The source of this world's opulence was clear. The Southern economy was a colossus built entirely on enslaved human capital. In 1860, the value of the South's nearly four million enslaved people was about $3 billion. This was more than all the farmland and farm buildings in the South combined. It was triple the value of all the nation's railroads. This labor produced the cotton that fueled global industry, accounting for half of all U.S. exports. The nation’s dozen wealthiest counties were all in the South. This was the bedrock of a social order.
This economic power translated directly into political dominance. A tiny aristocracy of planters, families owning 50 or more slaves, wielded immense influence. Slaveholders controlled the levers of power at every level of government. They held a majority of legislative seats in future Confederate states. They had dominated the presidency, Congress, and the Supreme Court for most of American history. On their plantations, masters acted as the sole authority. They were the employer, judge, and enforcer. This created a culture of command, honor, and absolute control.
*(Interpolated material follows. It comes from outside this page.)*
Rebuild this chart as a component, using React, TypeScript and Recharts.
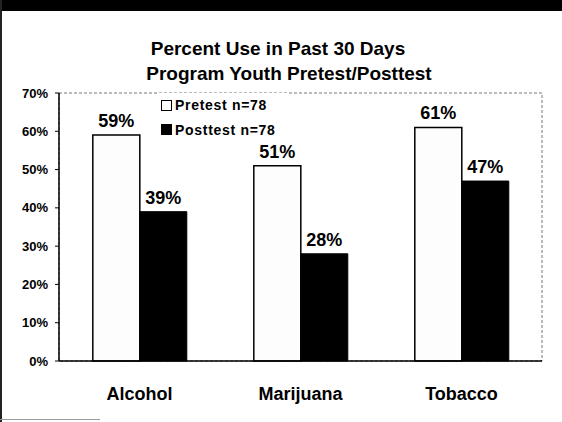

But here’s the thing. This control was maintained through constant, calculated violence. The productivity of the plantations came from systematic coercion. The system's efficiency depended on systematic coercion and the ever-present threat of the whip. A Northern traveler, Frederick Law Olmsted, witnessed an overseer brutally whip a young enslaved woman. The overseer explained it was necessary. He said the enslaved "would never do any work at all if they were not afraid of being whipped." Even a figure like Robert E. Lee, often portrayed as a humane master, personally supervised the severe whipping of three people who tried to escape.
So what happens when you build a society on such a contradiction? You develop a powerful ideology to justify it. Southern thinkers, led by figures like John C. Calhoun, shifted their argument. They no longer saw slavery as a "necessary evil." Instead, the Southern elite developed a complex ideology that framed slavery as a "positive good" for civilization and racial order. They argued it created a stable society. It supposedly elevated white people by creating a permanent laboring class. They claimed it was a civilizing force for Africans, whom they deemed an "inferior race." This belief system was the intellectual mortar holding the whole structure together. It allowed them to believe their world was not only profitable but righteous.